The periodic table: Some mathematical aspects
José Francisco Rodrigues (CIM and FCiências/ULisboa)

The periodic table is central to chemistry and after one and half century of life it became one of the indispensable tools for science and an icon for scientific inquiry. Although until now mathematicians have little to say on the periodic table, the mathematical chemistry is an expanding interdisciplinary area. Recent works have shown the importance of the underlying mathematics of the periodic table in diverse areas such as group theory, topology, information theory and, of course, quantum mechanics. This introductory talk intends to make a short introduction to some mathematical aspects related to the periodic table, from a mathematician perspective. 

The periodic table: The power of systematisation. The importance of precision
Manuel Yáñez and Otilia Mo (Universidad Autónoma de Madrid)

One hundred and fifty years ago the first important systematization in the realm of chemistry was done, ordering the elements in terms of its atomic mass. This first attempt was crucial even though not totally correct. A better knowledge of the atomic structure improved this initial systematization in terms of the number of electrons; but a real understanding of the periodicity in the atomic properties was possible only when the mathematical functions describing the electrons within an atom were obtained. The use of the variational principle looking for the minimal energy of an atomic and molecular system was the engine behind this understanding, though soon it became also clear that, in some specific cases, second order properties could be not adequately described even if the precision got for the energy was large. Magnetic properties are a good example, or the singularity of the elements of the first row of the periodic table with respect to the others within the same group. Some of these questions will be analyzed in our presentation.

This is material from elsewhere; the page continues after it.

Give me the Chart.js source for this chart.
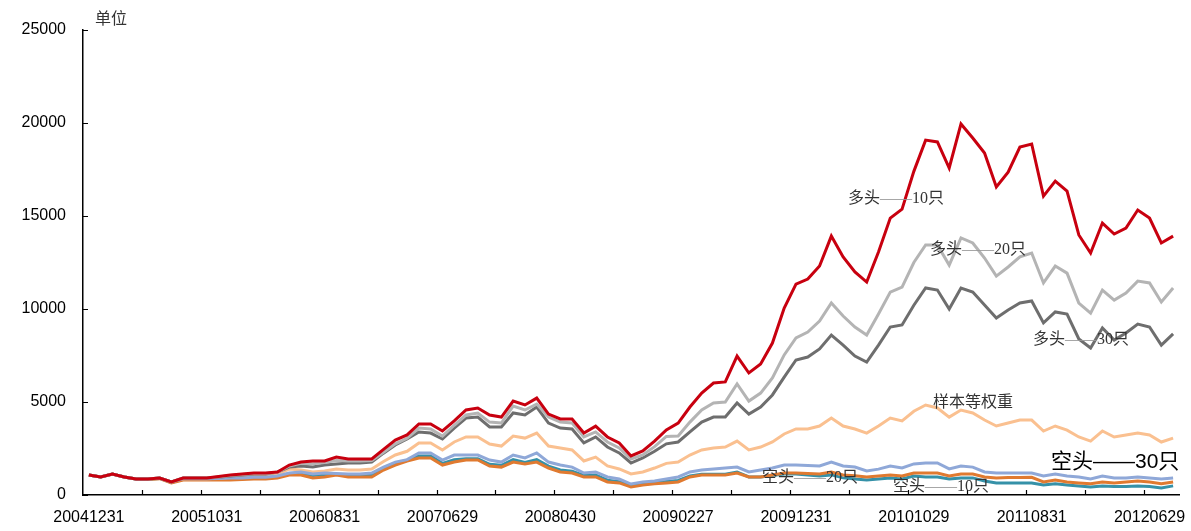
<!DOCTYPE html>
<html>
<head>
<meta charset="utf-8">
<script src="https://cdn.jsdelivr.net/npm/chart.js@4.4.0/dist/chart.umd.min.js"></script>
<style>
    body { margin: 0; background: #fff; }
    #wrap { width: 1191px; height: 531px; }
</style>
</head>
<body>
<div id="wrap"><canvas id="chLine" width="1191" height="531"></canvas></div>
<script>
// months (month-end), Dec 2004 .. Aug 2012
var months = [
    '200412',
    '200501', '200502', '200503', '200504', '200505', '200506', '200507', '200508', '200509', '200510', '200511', '200512',
    '200601', '200602', '200603', '200604', '200605', '200606', '200607', '200608', '200609', '200610', '200611', '200612',
    '200701', '200702', '200703', '200704', '200705', '200706', '200707', '200708', '200709', '200710', '200711', '200712',
    '200801', '200802', '200803', '200804', '200805', '200806', '200807', '200808', '200809', '200810', '200811', '200812',
    '200901', '200902', '200903', '200904', '200905', '200906', '200907', '200908', '200909', '200910', '200911', '200912',
    '201001', '201002', '201003', '201004', '201005', '201006', '201007', '201008', '201009', '201010', '201011', '201012',
    '201101', '201102', '201103', '201104', '201105', '201106', '201107', '201108', '201109', '201110', '201111', '201112',
    '201201', '201202', '201203', '201204', '201205', '201206', '201207', '201208'
];

// labels shown under the axis, one every 10 months
var tickLabels = ['20041231', '20051031', '20060831', '20070629', '20080430',
    '20090227', '20091231', '20101029', '20110831', '20120629'];

var yTicks = [0, 5000, 10000, 15000, 20000, 25000];

// 多头 10只
var long10 = [1075, 970, 1130, 970, 860, 860, 910, 700, 910, 910,
    910, 1000, 1075, 1130, 1180, 1180, 1240, 1610, 1770, 1830,
    1830, 2040, 1935, 1935, 1935, 2450, 2950, 3230, 3820, 3820,
    3440, 3980, 4570, 4680, 4300, 4190, 5050, 4840, 5210, 4350,
    4090, 4090, 3330, 3700, 3120, 2800, 2100, 2370, 2900, 3500,
    3870, 4730, 5480, 6020, 6080, 7470, 6560, 7040, 8170, 10050,
    11340, 11610, 12310, 13920, 12800, 11990, 11450, 13060, 14890, 15370,
    17400, 19080, 18980, 17580, 19950, 19190, 18390, 16560, 17360, 18710,
    18870, 16070, 16880, 16340, 13980, 13010, 14620, 14030, 14350, 15320,
    14890, 13550, 13920];

// 多头 20只
var long20 = [1075, 970, 1130, 970, 860, 860, 910, 700, 910, 910,
    910, 970, 1050, 1100, 1150, 1150, 1220, 1560, 1700, 1680,
    1750, 1850, 1830, 1830, 1850, 2300, 2750, 3050, 3600, 3550,
    3170, 3750, 4300, 4410, 3920, 3870, 4780, 4570, 4890, 4190,
    3920, 3870, 3120, 3390, 2850, 2530, 1935, 2150, 2600, 3150,
    3170, 3920, 4570, 4950, 5000, 5970, 5050, 5480, 6290, 7530,
    8440, 8760, 9350, 10320, 9620, 9030, 8600, 9730, 10910, 11180,
    12500, 13440, 13440, 12360, 13820, 13550, 12740, 11770, 12260, 12800,
    13010, 11400, 12310, 11930, 10320, 9780, 11020, 10480, 10860, 11500,
    11400, 10380, 11130];

// 多头 30只
var long30 = [1075, 970, 1130, 970, 860, 860, 910, 700, 910, 910,
    910, 960, 1020, 1075, 1130, 1130, 1240, 1500, 1560, 1500,
    1610, 1670, 1720, 1720, 1770, 2250, 2690, 3010, 3390, 3330,
    3010, 3600, 4140, 4190, 3660, 3660, 4410, 4300, 4730, 3870,
    3600, 3550, 2800, 3120, 2580, 2260, 1720, 1990, 2350, 2750,
    2850, 3390, 3920, 4190, 4190, 4950, 4350, 4730, 5380, 6340,
    7260, 7420, 7850, 8600, 8060, 7470, 7150, 8060, 9030, 9140,
    10200, 11130, 11020, 10000, 11130, 10910, 10210, 9520, 9950, 10320,
    10430, 9250, 9840, 9730, 8390, 7900, 8980, 8330, 8710, 9190,
    9030, 8060, 8660];

// 样本等权重
var equalW = [1075, 970, 1130, 970, 860, 860, 910, 700, 880, 880,
    880, 900, 950, 1000, 1050, 1050, 1100, 1400, 1340, 1240,
    1290, 1400, 1340, 1340, 1400, 1800, 2150, 2350, 2800, 2800,
    2420, 2850, 3120, 3120, 2740, 2630, 3170, 3060, 3330, 2630,
    2530, 2420, 1830, 2040, 1560, 1400, 1130, 1240, 1450, 1700,
    1770, 2150, 2420, 2530, 2580, 2900, 2420, 2580, 2850, 3280,
    3550, 3550, 3710, 4140, 3710, 3550, 3330, 3710, 4140, 3980,
    4500, 4840, 4680, 4190, 4570, 4410, 4030, 3710, 3870, 4030,
    4030, 3440, 3710, 3490, 3120, 2900, 3440, 3120, 3230, 3330,
    3230, 2850, 3060];

// 空头 30只
var short30 = [1075, 970, 1130, 970, 860, 860, 910, 700, 880, 880,
    880, 890, 910, 910, 960, 960, 1020, 1180, 1240, 1130,
    1180, 1150, 1130, 1130, 1180, 1500, 1770, 1900, 2260, 2260,
    1880, 2150, 2150, 2150, 1880, 1770, 2150, 1990, 2260, 1770,
    1610, 1500, 1180, 1240, 970, 860, 590, 700, 750, 860,
    970, 1240, 1340, 1400, 1450, 1500, 1240, 1340, 1450, 1610,
    1610, 1590, 1560, 1770, 1560, 1500, 1290, 1390, 1560, 1450,
    1670, 1720, 1720, 1400, 1560, 1500, 1240, 1180, 1180, 1180,
    1180, 1020, 1130, 1020, 970, 860, 1020, 920, 920, 970,
    920, 860, 920];

// 空头 20只
var short20 = [1075, 970, 1130, 970, 860, 840, 880, 650, 800, 800,
    800, 800, 800, 830, 860, 860, 910, 1075, 1075, 910,
    970, 1075, 970, 970, 970, 1340, 1610, 1830, 1990, 1990,
    1610, 1770, 1880, 1880, 1560, 1500, 1770, 1670, 1770, 1450,
    1240, 1180, 970, 970, 700, 650, 430, 540, 600, 650,
    700, 970, 1080, 1080, 1080, 1180, 970, 970, 1080, 1180,
    1180, 1150, 1130, 1240, 1080, 1030, 970, 1020, 1080, 1020,
    1180, 1180, 1180, 1020, 1130, 1130, 970, 920, 940, 940,
    950, 700, 800, 700, 650, 600, 700, 650, 700, 750,
    700, 600, 700];

// 空头 10只
var short10 = [1075, 970, 1130, 970, 860, 850, 890, 680, 850, 850,
    850, 860, 870, 880, 920, 920, 970, 1130, 1180, 1050,
    1100, 1100, 1050, 1050, 1080, 1420, 1700, 1870, 2100, 2100,
    1700, 1900, 1950, 1950, 1650, 1600, 1900, 1750, 1900, 1550,
    1350, 1280, 1050, 1080, 800, 720, 480, 580, 650, 720,
    780, 1020, 1120, 1120, 1120, 1240, 970, 970, 1050, 1130,
    1130, 1080, 1020, 1080, 920, 860, 810, 860, 920, 860,
    1020, 970, 970, 860, 920, 920, 750, 650, 650, 650,
    650, 540, 600, 540, 490, 430, 490, 460, 460, 490,
    460, 380, 490];

var serifFont = "'Liberation Serif', 'Noto Sans CJK SC', serif";
var sansFont = "'Liberation Sans', 'Noto Sans CJK SC', sans-serif";

function line(label, data, color) {
    return {
        label: label,
        data: data,
        borderColor: color,
        backgroundColor: color,
        borderWidth: 3,
        pointRadius: 0,
        tension: 0,
        fill: false
    };
}

// draw "head——tail" with a grey dash in the middle
function note(c, head, tail, x, y, textColor, dashColor) {
    c.fillStyle = textColor;
    c.fillText(head, x, y);
    x += c.measureText(head).width;
    c.fillStyle = dashColor;
    c.fillText('——', x, y);
    x += c.measureText('——').width;
    c.fillStyle = textColor;
    c.fillText(tail, x, y);
}

// inward tick marks + the text labels on the lines
var extras = {
    id: 'extras',
    afterDraw: function (chart) {
        var c = chart.ctx;
        var xs = chart.scales.x;
        var ys = chart.scales.y;
        var area = chart.chartArea;
        var half = (xs.getPixelForValue(1) - xs.getPixelForValue(0)) / 2;
        c.save();
        c.strokeStyle = '#000';
        c.lineWidth = 1.2;
        c.beginPath();
        for (var k = 5; k < months.length; k += 5) {
            var px = Math.round(xs.getPixelForValue(k) - half) + 0.5;
            c.moveTo(px, area.bottom);
            c.lineTo(px, area.bottom - 5);
        }
        yTicks.forEach(function (v) {
            var py = Math.round(ys.getPixelForValue(v)) + 0.5;
            c.moveTo(area.left, py);
            c.lineTo(area.left + 5, py);
        });
        c.stroke();

        c.textBaseline = 'middle';
        c.textAlign = 'left';
        c.font = '16px ' + serifFont;
        c.fillStyle = '#333';
        c.fillText('单位', 95, 20);
        c.fillText('样本等权重', 933, 403);

        note(c, '多头', '10只', 848, 199, '#333', '#999');
        note(c, '多头', '20只', 930, 250, '#333', '#999');
        note(c, '多头', '30只', 1033, 340, '#333', '#999');
        note(c, '空头', '20只', 762, 478, '#333', '#999');
        note(c, '空头', '10只', 893, 487, '#333', '#999');

        c.font = '21px ' + sansFont;
        note(c, '空头', '30只', 1051, 462, '#000', '#000');
        c.restore();
    }
};

var chLine = document.getElementById('chLine');
if (chLine) {
    new Chart(chLine, {
        type: 'line',
        data: {
            labels: months,
            datasets: [
                line('多头——10只', long10, '#C8000F'),
                line('多头——20只', long20, '#B4B4B4'),
                line('多头——30只', long30, '#6E6E6E'),
                line('空头——30只', short30, '#8FA8D8'),
                line('样本等权重', equalW, '#FAC090'),
                line('空头——20只', short20, '#E07A30'),
                line('空头——10只', short10, '#3591A8')
            ]
        },
        options: {
            responsive: false,
            animation: false,
            layout: { padding: { top: 30, right: 12, left: 0, bottom: 0 } },
            plugins: {
                legend: { display: false },
                tooltip: { enabled: false }
            },
            scales: {
                x: {
                    type: 'category',
                    offset: true,
                    grid: { display: true, drawOnChartArea: false, drawTicks: false, offset: true },
                    border: { display: true, color: '#000', width: 1.5 },
                    ticks: {
                        autoSkip: false,
                        maxRotation: 0,
                        padding: 13,
                        color: '#000',
                        font: { family: sansFont, size: 16 },
                        callback: function (val, index) {
                            return index % 10 === 0 ? tickLabels[index / 10] : '';
                        }
                    },
                    afterFit: function (scale) { scale.height = 36; }
                },
                y: {
                    min: 0,
                    max: 25000,
                    grid: { display: true, drawOnChartArea: false, drawTicks: false },
                    border: { display: true, color: '#000', width: 1.5 },
                    ticks: {
                        stepSize: 5000,
                        padding: 17,
                        color: '#000',
                        font: { family: sansFont, size: 16 },
                        callback: function (v) { return yTicks.indexOf(v) >= 0 ? String(v) : ''; }
                    },
                    afterFit: function (scale) { scale.width = 83; }
                }
            }
        },
        plugins: [extras]
    });
}
</script>
</body>
</html>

The periodic table: Are atoms the bricks of molecules?
Adelino Galvão (ISTécnico/ULisboa)

Chemists are the architects of the electronic cloud to give it shape and function. Atomic nuclei are bare necessities (like rebars in concrete) to provide the external potential that hold and shape electrons within the molecule, but otherwise useless in what concerns its chemical properties. Those are defined, in the Quantum formalism, by a statistical distribution function that we believe can be expressed by a linear expansion in a basis of pre-existent atomic centered distribution functions. Time as proved that this approach must be completed with extra polarization and diffuse functions to get results within experimental accuracy. The shape of the wave function resulting from the overlap of so many different basis functions has no resemblance to the original atoms that made the molecule. For instance, in the C-O molecule how can one divide between C and O the charge density in the middle of the bond? Traditional chemical concepts like bonds, rings, nonbonding pairs, electrophilic, nucleophilic,. electronegativity, functional group, etc. are lost in the wave function formalism. Those can be recovered by proving that the wave function uniquely defines the charge density (and vice-versa) and both are uniquely defined by the external potential. We will show, by topological analysis of the charge density, how to recover the traditional chemical language, such as atoms, in a quantum formalism and precisely define what is an atom in a molecule.

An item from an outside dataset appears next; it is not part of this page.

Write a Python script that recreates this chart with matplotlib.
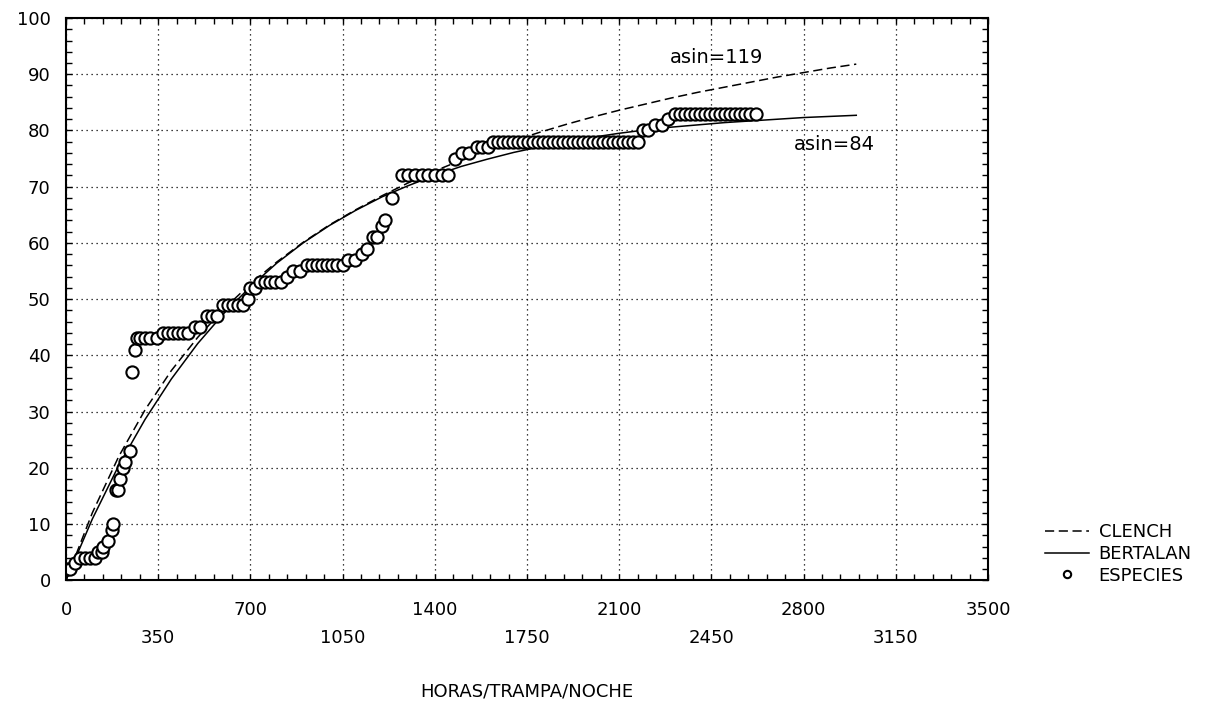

The periodic table: Counting lattice points and atomic energies oscillations
Antonio Córdoba  (ICMAT and UAMadrid)

The purpose of this talk is to present an oscillatory term appearing in the nonrelativistic theory of large atoms. To account for chemical phenomena, one wants a very accurate determination of their ground state energies and its analogue for molecules. Unfortunately, such great accuracy is more than we can achieve today. Nevertheless, there are some results involving an almost periodic trigonometric sum related with the understanding of the periodic table from first principles of Quantum Mechanics. It is a sum reminiscent of those appearing in Number Theory when we try to count Lattice Points inside circles or spheres.